▸ EXERCISE DESCRIPTION
Extract the whole listing as it stands. Do not include the pictures.

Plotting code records
------------------------------------------------
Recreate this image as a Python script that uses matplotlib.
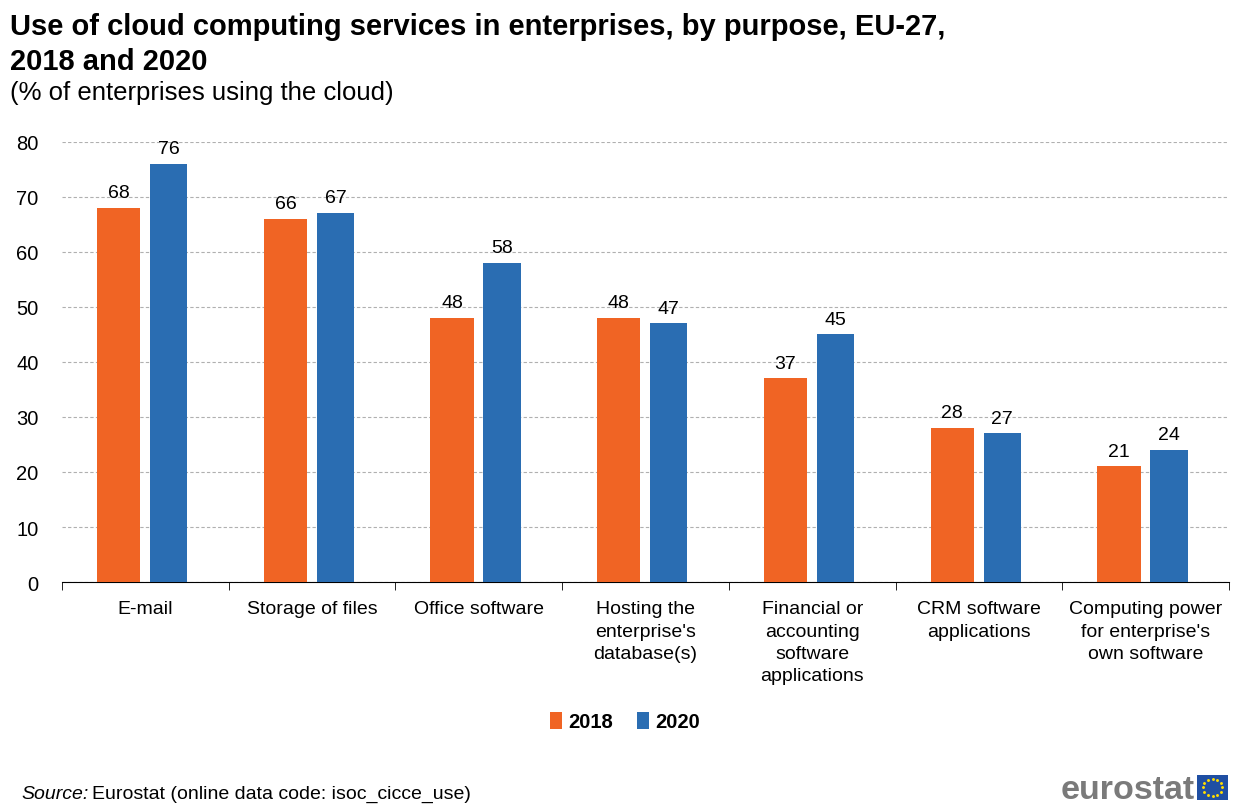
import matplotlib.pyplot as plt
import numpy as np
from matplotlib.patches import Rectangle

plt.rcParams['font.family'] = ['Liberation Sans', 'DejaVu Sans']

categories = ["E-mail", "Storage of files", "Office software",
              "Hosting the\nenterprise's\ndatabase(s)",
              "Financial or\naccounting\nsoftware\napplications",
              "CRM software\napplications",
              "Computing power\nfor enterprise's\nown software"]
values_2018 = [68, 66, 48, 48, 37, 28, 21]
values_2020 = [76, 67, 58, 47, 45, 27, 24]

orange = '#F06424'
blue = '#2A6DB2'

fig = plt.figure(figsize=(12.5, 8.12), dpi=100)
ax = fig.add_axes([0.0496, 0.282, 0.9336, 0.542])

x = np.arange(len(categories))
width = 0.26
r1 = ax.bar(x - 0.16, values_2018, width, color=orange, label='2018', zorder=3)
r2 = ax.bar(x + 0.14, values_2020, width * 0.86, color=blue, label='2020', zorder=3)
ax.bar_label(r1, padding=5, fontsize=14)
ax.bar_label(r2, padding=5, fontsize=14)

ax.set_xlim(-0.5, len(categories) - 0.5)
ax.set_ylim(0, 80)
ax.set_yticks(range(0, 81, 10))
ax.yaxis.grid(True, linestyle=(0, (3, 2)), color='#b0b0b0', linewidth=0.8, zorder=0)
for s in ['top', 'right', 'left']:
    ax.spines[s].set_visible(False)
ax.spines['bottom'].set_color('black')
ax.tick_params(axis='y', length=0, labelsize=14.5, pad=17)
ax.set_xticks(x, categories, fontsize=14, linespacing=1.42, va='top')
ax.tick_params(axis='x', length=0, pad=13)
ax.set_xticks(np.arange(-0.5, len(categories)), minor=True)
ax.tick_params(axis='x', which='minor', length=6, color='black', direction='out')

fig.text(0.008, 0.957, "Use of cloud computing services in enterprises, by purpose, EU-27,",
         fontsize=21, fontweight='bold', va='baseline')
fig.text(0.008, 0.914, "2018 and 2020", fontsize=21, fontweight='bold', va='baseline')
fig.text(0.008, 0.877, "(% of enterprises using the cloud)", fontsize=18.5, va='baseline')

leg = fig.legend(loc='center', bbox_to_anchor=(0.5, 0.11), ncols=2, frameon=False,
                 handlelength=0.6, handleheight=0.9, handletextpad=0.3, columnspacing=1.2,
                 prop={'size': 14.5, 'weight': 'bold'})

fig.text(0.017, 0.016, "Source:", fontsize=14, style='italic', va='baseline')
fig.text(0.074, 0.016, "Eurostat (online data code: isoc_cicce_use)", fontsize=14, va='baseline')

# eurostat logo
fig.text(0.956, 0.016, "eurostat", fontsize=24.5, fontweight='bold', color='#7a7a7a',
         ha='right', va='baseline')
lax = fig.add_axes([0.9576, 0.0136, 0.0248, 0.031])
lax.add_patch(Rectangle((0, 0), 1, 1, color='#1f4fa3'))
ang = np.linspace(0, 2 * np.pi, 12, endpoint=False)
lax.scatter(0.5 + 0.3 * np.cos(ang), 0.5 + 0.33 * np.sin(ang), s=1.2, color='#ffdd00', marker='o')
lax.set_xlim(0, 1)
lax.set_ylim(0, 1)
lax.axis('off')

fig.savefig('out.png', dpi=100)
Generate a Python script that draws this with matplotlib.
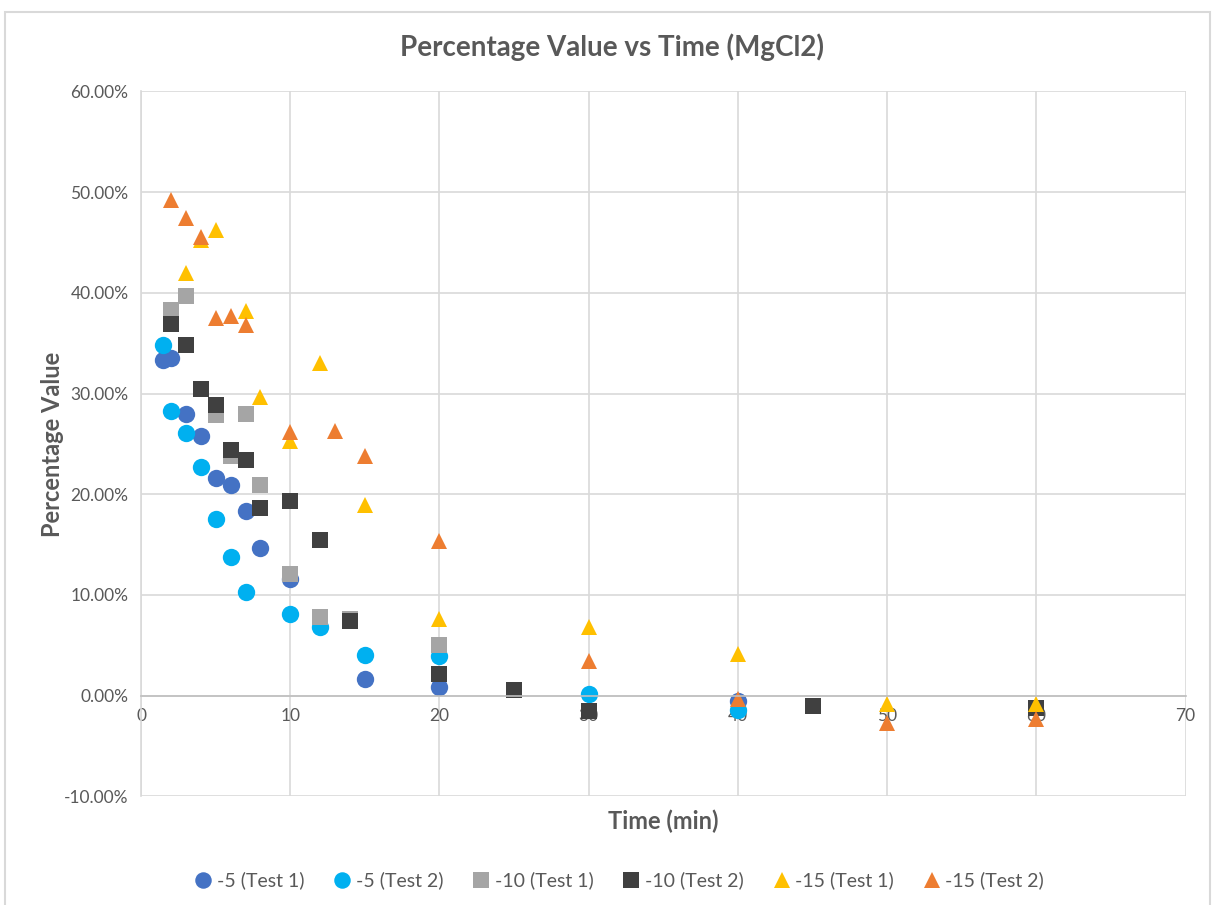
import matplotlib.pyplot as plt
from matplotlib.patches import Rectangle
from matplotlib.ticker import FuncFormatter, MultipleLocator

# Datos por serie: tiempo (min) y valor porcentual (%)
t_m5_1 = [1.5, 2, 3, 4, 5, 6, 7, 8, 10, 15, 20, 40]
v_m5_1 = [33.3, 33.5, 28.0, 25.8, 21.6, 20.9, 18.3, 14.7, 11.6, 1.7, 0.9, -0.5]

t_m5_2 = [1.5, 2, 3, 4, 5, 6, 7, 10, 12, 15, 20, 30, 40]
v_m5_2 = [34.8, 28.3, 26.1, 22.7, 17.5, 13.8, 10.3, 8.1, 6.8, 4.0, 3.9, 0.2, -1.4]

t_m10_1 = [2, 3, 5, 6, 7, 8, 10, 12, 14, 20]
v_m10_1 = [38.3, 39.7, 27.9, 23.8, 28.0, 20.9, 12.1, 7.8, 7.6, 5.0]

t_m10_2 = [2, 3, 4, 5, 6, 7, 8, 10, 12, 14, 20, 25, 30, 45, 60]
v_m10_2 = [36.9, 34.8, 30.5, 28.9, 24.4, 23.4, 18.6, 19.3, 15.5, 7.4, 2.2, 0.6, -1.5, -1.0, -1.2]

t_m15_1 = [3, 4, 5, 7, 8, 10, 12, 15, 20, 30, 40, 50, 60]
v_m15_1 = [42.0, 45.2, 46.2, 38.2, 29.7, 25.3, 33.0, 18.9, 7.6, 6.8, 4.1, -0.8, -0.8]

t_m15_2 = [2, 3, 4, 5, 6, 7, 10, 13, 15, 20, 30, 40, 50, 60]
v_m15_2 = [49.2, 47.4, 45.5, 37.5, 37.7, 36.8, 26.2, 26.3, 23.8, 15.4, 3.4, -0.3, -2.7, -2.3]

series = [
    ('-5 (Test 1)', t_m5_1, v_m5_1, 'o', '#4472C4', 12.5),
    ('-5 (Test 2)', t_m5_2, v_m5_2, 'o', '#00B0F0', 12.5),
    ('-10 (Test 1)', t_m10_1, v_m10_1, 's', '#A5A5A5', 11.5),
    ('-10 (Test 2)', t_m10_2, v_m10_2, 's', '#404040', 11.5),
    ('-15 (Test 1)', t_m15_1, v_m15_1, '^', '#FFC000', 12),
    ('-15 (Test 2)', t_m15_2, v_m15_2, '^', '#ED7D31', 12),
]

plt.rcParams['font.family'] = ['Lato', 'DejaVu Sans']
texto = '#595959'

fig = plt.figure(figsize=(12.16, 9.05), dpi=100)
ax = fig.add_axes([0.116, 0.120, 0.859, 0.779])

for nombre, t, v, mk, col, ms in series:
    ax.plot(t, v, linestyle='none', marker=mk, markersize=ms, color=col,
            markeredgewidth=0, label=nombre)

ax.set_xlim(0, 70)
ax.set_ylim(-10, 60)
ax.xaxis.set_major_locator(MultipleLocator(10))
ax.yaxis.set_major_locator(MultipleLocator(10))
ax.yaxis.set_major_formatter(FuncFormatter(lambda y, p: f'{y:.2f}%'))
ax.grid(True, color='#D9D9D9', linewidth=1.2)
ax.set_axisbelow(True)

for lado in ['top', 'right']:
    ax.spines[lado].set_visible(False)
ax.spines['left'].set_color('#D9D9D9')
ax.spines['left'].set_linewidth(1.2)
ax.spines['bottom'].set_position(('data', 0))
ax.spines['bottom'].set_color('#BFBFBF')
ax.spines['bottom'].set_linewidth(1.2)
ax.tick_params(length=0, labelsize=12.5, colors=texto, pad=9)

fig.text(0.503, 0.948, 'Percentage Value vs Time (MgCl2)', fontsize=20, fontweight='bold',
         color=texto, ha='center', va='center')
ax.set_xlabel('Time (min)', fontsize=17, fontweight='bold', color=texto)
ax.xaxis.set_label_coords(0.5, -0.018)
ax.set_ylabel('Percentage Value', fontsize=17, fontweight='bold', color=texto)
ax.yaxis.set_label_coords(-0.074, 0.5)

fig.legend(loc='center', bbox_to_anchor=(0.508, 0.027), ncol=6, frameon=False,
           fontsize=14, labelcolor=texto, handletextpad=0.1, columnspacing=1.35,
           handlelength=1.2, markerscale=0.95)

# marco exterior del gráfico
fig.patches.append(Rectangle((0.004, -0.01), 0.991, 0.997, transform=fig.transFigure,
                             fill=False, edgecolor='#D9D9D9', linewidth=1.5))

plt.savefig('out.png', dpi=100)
------------------------------------------------
▸ COMPLETED EXERCISE
Recreate this image as a Python script that uses matplotlib.
import matplotlib.pyplot as plt
import numpy as np
from matplotlib.patches import Rectangle

plt.rcParams['font.family'] = ['Liberation Sans', 'DejaVu Sans']

categories = ["E-mail", "Storage of files", "Office software",
              "Hosting the\nenterprise's\ndatabase(s)",
              "Financial or\naccounting\nsoftware\napplications",
              "CRM software\napplications",
              "Computing power\nfor enterprise's\nown software"]
values_2018 = [68, 66, 48, 48, 37, 28, 21]
values_2020 = [76, 67, 58, 47, 45, 27, 24]

orange = '#F06424'
blue = '#2A6DB2'

fig = plt.figure(figsize=(12.5, 8.12), dpi=100)
ax = fig.add_axes([0.0496, 0.282, 0.9336, 0.542])

x = np.arange(len(categories))
width = 0.26
r1 = ax.bar(x - 0.16, values_2018, width, color=orange, label='2018', zorder=3)
r2 = ax.bar(x + 0.14, values_2020, width * 0.86, color=blue, label='2020', zorder=3)
ax.bar_label(r1, padding=5, fontsize=14)
ax.bar_label(r2, padding=5, fontsize=14)

ax.set_xlim(-0.5, len(categories) - 0.5)
ax.set_ylim(0, 80)
ax.set_yticks(range(0, 81, 10))
ax.yaxis.grid(True, linestyle=(0, (3, 2)), color='#b0b0b0', linewidth=0.8, zorder=0)
for s in ['top', 'right', 'left']:
    ax.spines[s].set_visible(False)
ax.spines['bottom'].set_color('black')
ax.tick_params(axis='y', length=0, labelsize=14.5, pad=17)
ax.set_xticks(x, categories, fontsize=14, linespacing=1.42, va='top')
ax.tick_params(axis='x', length=0, pad=13)
ax.set_xticks(np.arange(-0.5, len(categories)), minor=True)
ax.tick_params(axis='x', which='minor', length=6, color='black', direction='out')

fig.text(0.008, 0.957, "Use of cloud computing services in enterprises, by purpose, EU-27,",
         fontsize=21, fontweight='bold', va='baseline')
fig.text(0.008, 0.914, "2018 and 2020", fontsize=21, fontweight='bold', va='baseline')
fig.text(0.008, 0.877, "(% of enterprises using the cloud)", fontsize=18.5, va='baseline')

leg = fig.legend(loc='center', bbox_to_anchor=(0.5, 0.11), ncols=2, frameon=False,
                 handlelength=0.6, handleheight=0.9, handletextpad=0.3, columnspacing=1.2,
                 prop={'size': 14.5, 'weight': 'bold'})

fig.text(0.017, 0.016, "Source:", fontsize=14, style='italic', va='baseline')
fig.text(0.074, 0.016, "Eurostat (online data code: isoc_cicce_use)", fontsize=14, va='baseline')

# eurostat logo
fig.text(0.956, 0.016, "eurostat", fontsize=24.5, fontweight='bold', color='#7a7a7a',
         ha='right', va='baseline')
lax = fig.add_axes([0.9576, 0.0136, 0.0248, 0.031])
lax.add_patch(Rectangle((0, 0), 1, 1, color='#1f4fa3'))
ang = np.linspace(0, 2 * np.pi, 12, endpoint=False)
lax.scatter(0.5 + 0.3 * np.cos(ang), 0.5 + 0.33 * np.sin(ang), s=1.2, color='#ffdd00', marker='o')
lax.set_xlim(0, 1)
lax.set_ylim(0, 1)
lax.axis('off')

fig.savefig('out.png', dpi=100)
Generate a Python script that draws this with matplotlib.
import matplotlib.pyplot as plt
from matplotlib.patches import Rectangle
from matplotlib.ticker import FuncFormatter, MultipleLocator

# Datos por serie: tiempo (min) y valor porcentual (%)
t_m5_1 = [1.5, 2, 3, 4, 5, 6, 7, 8, 10, 15, 20, 40]
v_m5_1 = [33.3, 33.5, 28.0, 25.8, 21.6, 20.9, 18.3, 14.7, 11.6, 1.7, 0.9, -0.5]

t_m5_2 = [1.5, 2, 3, 4, 5, 6, 7, 10, 12, 15, 20, 30, 40]
v_m5_2 = [34.8, 28.3, 26.1, 22.7, 17.5, 13.8, 10.3, 8.1, 6.8, 4.0, 3.9, 0.2, -1.4]

t_m10_1 = [2, 3, 5, 6, 7, 8, 10, 12, 14, 20]
v_m10_1 = [38.3, 39.7, 27.9, 23.8, 28.0, 20.9, 12.1, 7.8, 7.6, 5.0]

t_m10_2 = [2, 3, 4, 5, 6, 7, 8, 10, 12, 14, 20, 25, 30, 45, 60]
v_m10_2 = [36.9, 34.8, 30.5, 28.9, 24.4, 23.4, 18.6, 19.3, 15.5, 7.4, 2.2, 0.6, -1.5, -1.0, -1.2]

t_m15_1 = [3, 4, 5, 7, 8, 10, 12, 15, 20, 30, 40, 50, 60]
v_m15_1 = [42.0, 45.2, 46.2, 38.2, 29.7, 25.3, 33.0, 18.9, 7.6, 6.8, 4.1, -0.8, -0.8]

t_m15_2 = [2, 3, 4, 5, 6, 7, 10, 13, 15, 20, 30, 40, 50, 60]
v_m15_2 = [49.2, 47.4, 45.5, 37.5, 37.7, 36.8, 26.2, 26.3, 23.8, 15.4, 3.4, -0.3, -2.7, -2.3]

series = [
    ('-5 (Test 1)', t_m5_1, v_m5_1, 'o', '#4472C4', 12.5),
    ('-5 (Test 2)', t_m5_2, v_m5_2, 'o', '#00B0F0', 12.5),
    ('-10 (Test 1)', t_m10_1, v_m10_1, 's', '#A5A5A5', 11.5),
    ('-10 (Test 2)', t_m10_2, v_m10_2, 's', '#404040', 11.5),
    ('-15 (Test 1)', t_m15_1, v_m15_1, '^', '#FFC000', 12),
    ('-15 (Test 2)', t_m15_2, v_m15_2, '^', '#ED7D31', 12),
]

plt.rcParams['font.family'] = ['Lato', 'DejaVu Sans']
texto = '#595959'

fig = plt.figure(figsize=(12.16, 9.05), dpi=100)
ax = fig.add_axes([0.116, 0.120, 0.859, 0.779])

for nombre, t, v, mk, col, ms in series:
    ax.plot(t, v, linestyle='none', marker=mk, markersize=ms, color=col,
            markeredgewidth=0, label=nombre)

ax.set_xlim(0, 70)
ax.set_ylim(-10, 60)
ax.xaxis.set_major_locator(MultipleLocator(10))
ax.yaxis.set_major_locator(MultipleLocator(10))
ax.yaxis.set_major_formatter(FuncFormatter(lambda y, p: f'{y:.2f}%'))
ax.grid(True, color='#D9D9D9', linewidth=1.2)
ax.set_axisbelow(True)

for lado in ['top', 'right']:
    ax.spines[lado].set_visible(False)
ax.spines['left'].set_color('#D9D9D9')
ax.spines['left'].set_linewidth(1.2)
ax.spines['bottom'].set_position(('data', 0))
ax.spines['bottom'].set_color('#BFBFBF')
ax.spines['bottom'].set_linewidth(1.2)
ax.tick_params(length=0, labelsize=12.5, colors=texto, pad=9)

fig.text(0.503, 0.948, 'Percentage Value vs Time (MgCl2)', fontsize=20, fontweight='bold',
         color=texto, ha='center', va='center')
ax.set_xlabel('Time (min)', fontsize=17, fontweight='bold', color=texto)
ax.xaxis.set_label_coords(0.5, -0.018)
ax.set_ylabel('Percentage Value', fontsize=17, fontweight='bold', color=texto)
ax.yaxis.set_label_coords(-0.074, 0.5)

fig.legend(loc='center', bbox_to_anchor=(0.508, 0.027), ncol=6, frameon=False,
           fontsize=14, labelcolor=texto, handletextpad=0.1, columnspacing=1.35,
           handlelength=1.2, markerscale=0.95)

# marco exterior del gráfico
fig.patches.append(Rectangle((0.004, -0.01), 0.991, 0.997, transform=fig.transFigure,
                             fill=False, edgecolor='#D9D9D9', linewidth=1.5))

plt.savefig('out.png', dpi=100)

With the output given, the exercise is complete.